After it was all over, after Ali had verbally and physically abused Patterson for more than half an hour, he revealed the unvarnished truth about his performance during a post-fight interview in the ring, just minutes after scoring the grisly stoppage: “I predicted that the way he’d been talking about me that I would give him a good whippin’ and I am so thankful that he did have the power to stand up like he did because that’s what he got—a good whippin’.” Later, Ali would walk back these remarks for an interview with Howard Cosell, but only the credulous could ignore the circumstances extant before, during, and after the fight.
The man with the best view of the action in the ring that night, Referee Harry Krause, seemed disgusted by the entire display. He told reporters what was obvious to most at the time but has since been downplayed by a potent combination of hero worship and identity politics. “From what I could see,” said Krause, “it was Clay’s intention to humiliate Patterson and to give him the worst possible beating without ending the fight.”

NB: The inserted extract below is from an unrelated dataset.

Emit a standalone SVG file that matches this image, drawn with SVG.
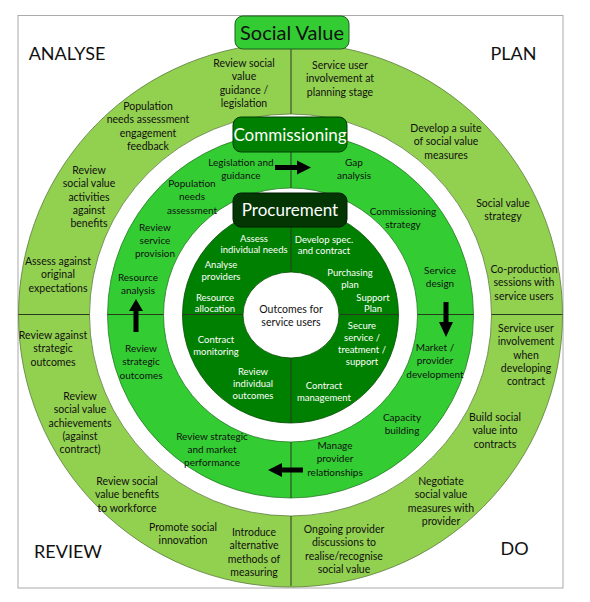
<svg xmlns="http://www.w3.org/2000/svg" width="590" height="602" viewBox="0 0 590 602">
<style>
.t{font-family:Lato,"Liberation Sans",sans-serif;font-size:10.5px;fill:#111;text-anchor:middle}
.m{font-family:Lato,"Liberation Sans",sans-serif;font-size:10px;fill:#111;text-anchor:middle}
.w{font-family:Lato,"Liberation Sans",sans-serif;font-size:9.5px;fill:#fff;text-anchor:middle}
.c{font-family:Lato,"Liberation Sans",sans-serif;font-size:18px;fill:#111;text-anchor:middle}
.ln{stroke:#2a3a20;stroke-width:1;fill:none}
.ar{fill:#000}
</style>
<rect x="18" y="15.5" width="545" height="572.5" fill="#fff" stroke="#aaa" stroke-width="1"/>
<g id="rings">
<circle cx="290.5" cy="315" r="272" fill="#92d050" stroke="#5a7a3a" stroke-width="0.8"/>
<circle cx="290.5" cy="315" r="201" fill="#fff" stroke="#5a7a3a" stroke-width="0.8"/>
<circle cx="290.5" cy="315" r="183" fill="#33cc33" stroke="#2a7a2a" stroke-width="0.8"/>
<circle cx="290.5" cy="315" r="127" fill="#fff" stroke="#2a7a2a" stroke-width="0.8"/>
<circle cx="290.5" cy="315" r="108" fill="#008000" stroke="#004d00" stroke-width="0.8"/>
<ellipse cx="291" cy="315" rx="48" ry="43" fill="#fff" stroke="#004d00" stroke-width="0.8"/>
</g>
<g id="connectors">
<path class="ln" d="M291 49V114M291 132V188M291 207V272M291 358V423M291 442V498M291 516V586"/>
<path class="ln" d="M18.5 314.5H89.5M107.5 314.5H163.5M182.5 314.5H243M339 314.5H398.5M417.5 314.5H473.5M491.5 314.5H562.5"/>
<path class="ar" d="M275 165H297V160.5L311 167.5L297 174.5V170H275Z"/>
<path class="ar" d="M443.5 302V322H439L446 337L453 322H448.5V302Z"/>
<path class="ar" d="M303 467.5H282V463L268 470L282 477V472.5H303Z"/>
<path class="ar" d="M133.5 332V311H129L136 299L143 311H138.5V332Z"/>
</g>
<g id="social-value">
<rect x="235" y="16" width="114" height="33" rx="8" fill="#33cc33" stroke="#1f5f1f" stroke-width="1"/>
<text x="292" y="39.5" style="font-family:Lato,'Liberation Sans',sans-serif;font-size:20px;fill:#111;text-anchor:middle">Social Value</text>
</g>
<g id="commissioning">
<rect x="233" y="117" width="114" height="35" rx="8" fill="#008000" stroke="#003d00" stroke-width="1"/>
<text x="290" y="140.5" style="font-family:Lato,'Liberation Sans',sans-serif;font-size:17px;fill:#fff;text-anchor:middle">Commissioning</text>
</g>
<g id="procurement">
<rect x="233" y="193" width="114" height="34" rx="8" fill="#033603" stroke="#001a00" stroke-width="1"/>
<text x="290" y="216" style="font-family:Lato,'Liberation Sans',sans-serif;font-size:17px;fill:#fff;text-anchor:middle">Procurement</text>
</g>
<g id="corners">
<text class="c" x="67" y="59.5">ANALYSE</text>
<text class="c" x="513.5" y="59.5">PLAN</text>
<text class="c" x="68" y="557.5">REVIEW</text>
<text class="c" x="514.5" y="554.5">DO</text>
</g>
<g id="outer-labels">
<text class="t" x="244" y="67"><tspan x="244">Review social</tspan><tspan x="244" dy="13.3">value</tspan><tspan x="244" dy="13.3">guidance /</tspan><tspan x="244" dy="13.3">legislation</tspan></text>
<text class="t" x="340" y="69"><tspan x="340">Service user</tspan><tspan x="340" dy="13.3">involvement at</tspan><tspan x="340" dy="13.3">planning stage</tspan></text>
<text class="t" x="148" y="110"><tspan x="148">Population</tspan><tspan x="148" dy="13.3">needs assessment</tspan><tspan x="148" dy="13.3">engagement</tspan><tspan x="148" dy="13.3">feedback</tspan></text>
<text class="t" x="89" y="174"><tspan x="89">Review</tspan><tspan x="89" dy="13.3">social value</tspan><tspan x="89" dy="13.3">activities</tspan><tspan x="89" dy="13.3">against</tspan><tspan x="89" dy="13.3">benefits</tspan></text>
<text class="t" x="58" y="265"><tspan x="58">Assess against</tspan><tspan x="58" dy="13.3">original</tspan><tspan x="58" dy="13.3">expectations</tspan></text>
<text class="t" x="53" y="339"><tspan x="53">Review against</tspan><tspan x="53" dy="13.3">strategic</tspan><tspan x="53" dy="13.3">outcomes</tspan></text>
<text class="t" x="80" y="400"><tspan x="80">Review</tspan><tspan x="80" dy="13.3">social value</tspan><tspan x="80" dy="13.3">achievements</tspan><tspan x="80" dy="13.3">(against</tspan><tspan x="80" dy="13.3">contract)</tspan></text>
<text class="t" x="127" y="485"><tspan x="127">Review social</tspan><tspan x="127" dy="13.3">value benefits</tspan><tspan x="127" dy="13.3">to workforce</tspan></text>
<text class="t" x="183" y="531"><tspan x="183">Promote social</tspan><tspan x="183" dy="13.3">innovation</tspan></text>
<text class="t" x="254" y="536"><tspan x="254">Introduce</tspan><tspan x="254" dy="13.3">alternative</tspan><tspan x="254" dy="13.3">methods of</tspan><tspan x="254" dy="13.3">measuring</tspan></text>
<text class="t" x="344" y="533"><tspan x="344">Ongoing provider</tspan><tspan x="344" dy="13.3">discussions to</tspan><tspan x="344" dy="13.3">realise/recognise</tspan><tspan x="344" dy="13.3">social value</tspan></text>
<text class="t" x="441" y="485"><tspan x="441">Negotiate</tspan><tspan x="441" dy="13.3">social value</tspan><tspan x="441" dy="13.3">measures with</tspan><tspan x="441" dy="13.3">provider</tspan></text>
<text class="t" x="495" y="421"><tspan x="495">Build social</tspan><tspan x="495" dy="13.3">value into</tspan><tspan x="495" dy="13.3">contracts</tspan></text>
<text class="t" x="526" y="332"><tspan x="526">Service user</tspan><tspan x="526" dy="13.3">involvement</tspan><tspan x="526" dy="13.3">when</tspan><tspan x="526" dy="13.3">developing</tspan><tspan x="526" dy="13.3">contract</tspan></text>
<text class="t" x="524" y="273"><tspan x="524">Co-production</tspan><tspan x="524" dy="13.3">sessions with</tspan><tspan x="524" dy="13.3">service users</tspan></text>
<text class="t" x="503" y="207"><tspan x="503">Social value</tspan><tspan x="503" dy="13.3">strategy</tspan></text>
<text class="t" x="446" y="132"><tspan x="446">Develop a suite</tspan><tspan x="446" dy="13.3">of social value</tspan><tspan x="446" dy="13.3">measures</tspan></text>
</g>
<g id="middle-labels">
<text class="m" x="241" y="166"><tspan x="241">Legislation and</tspan><tspan x="241" dy="13">guidance</tspan></text>
<text class="m" x="354" y="166"><tspan x="354">Gap</tspan><tspan x="354" dy="13">analysis</tspan></text>
<text class="m" x="192" y="187"><tspan x="192">Population</tspan><tspan x="192" dy="13.3">needs</tspan><tspan x="192" dy="13.3">assessment</tspan></text>
<text class="m" x="155" y="231"><tspan x="155">Review</tspan><tspan x="155" dy="13">service</tspan><tspan x="155" dy="13">provision</tspan></text>
<text class="m" x="138" y="281"><tspan x="138">Resource</tspan><tspan x="138" dy="13">analysis</tspan></text>
<text class="m" x="141" y="352"><tspan x="141">Review</tspan><tspan x="141" dy="13.3">strategic</tspan><tspan x="141" dy="13.3">outcomes</tspan></text>
<text class="m" x="212" y="440"><tspan x="212">Review strategic</tspan><tspan x="212" dy="13">and market</tspan><tspan x="212" dy="13">performance</tspan></text>
<text class="m" x="335" y="449"><tspan x="335">Manage</tspan><tspan x="335" dy="13.3">provider</tspan><tspan x="335" dy="13.3">relationships</tspan></text>
<text class="m" x="402" y="421"><tspan x="402">Capacity</tspan><tspan x="402" dy="13">building</tspan></text>
<text class="m" x="435" y="351"><tspan x="435">Market /</tspan><tspan x="435" dy="13.3">provider</tspan><tspan x="435" dy="13.3">development</tspan></text>
<text class="m" x="440" y="274"><tspan x="440">Service</tspan><tspan x="440" dy="13">design</tspan></text>
<text class="m" x="403" y="215"><tspan x="403">Commissioning</tspan><tspan x="403" dy="13">strategy</tspan></text>
</g>
<g id="inner-labels">
<text class="w" x="254" y="241.5"><tspan x="254">Assess</tspan><tspan x="254" dy="11.5">individual needs</tspan></text>
<text class="w" x="221" y="267.5"><tspan x="221">Analyse</tspan><tspan x="221" dy="12">providers</tspan></text>
<text class="w" x="215" y="300.5"><tspan x="215">Resource</tspan><tspan x="215" dy="11.5">allocation</tspan></text>
<text class="w" x="216" y="342.5"><tspan x="216">Contract</tspan><tspan x="216" dy="12">monitoring</tspan></text>
<text class="w" x="253" y="374.5"><tspan x="253">Review</tspan><tspan x="253" dy="12">individual</tspan><tspan x="253" dy="12">outcomes</tspan></text>
<text class="w" x="324" y="242.5"><tspan x="324">Develop spec.</tspan><tspan x="324" dy="11.5">and contract</tspan></text>
<text class="w" x="350" y="275.5"><tspan x="350">Purchasing</tspan><tspan x="350" dy="12">plan</tspan></text>
<text class="w" x="373" y="300.5"><tspan x="373">Support</tspan><tspan x="373" dy="11.5">Plan</tspan></text>
<text class="w" x="362" y="328.5"><tspan x="362">Secure</tspan><tspan x="362" dy="12">service /</tspan><tspan x="362" dy="12">treatment /</tspan><tspan x="362" dy="12">support</tspan></text>
<text class="w" x="324" y="388.5"><tspan x="324">Contract</tspan><tspan x="324" dy="12">management</tspan></text>
</g>
<g id="centre">
<text class="t" x="291" y="313"><tspan x="291">Outcomes for</tspan><tspan x="291" dy="13">service users</tspan></text>
</g>
</svg>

For the slumming literati—George Plimpton, say—or the radical chic set, in thrall to the Black Panthers and with pristine Grove Press editions of Frantz Fanon titles tucked in their sandalwood bookcases, or the pop culture vultures who have long confused doggerel with poetry, or worse, frivolous Gen Xers and Millenials, whose only exposure to boxing came from Ali television commercials or ESPN specials about “The Greatest” vis-à-vis hip-hop, professional comportment in a prize ring was an alien concept. Yet few fighters would knowingly shorten the career of an opponent, much less contribute to a potential diminished civilian life, the bleak future for numberless pugs, including Patterson, alas, and, ironically, Ali himself.
At a press conference the following day, Patterson, groggy after taking shots of xylocaine, revealed his essence as a fighter—and as a man: “I wanted to give all of you a much better fight. I hope I gave you some kind of showing.”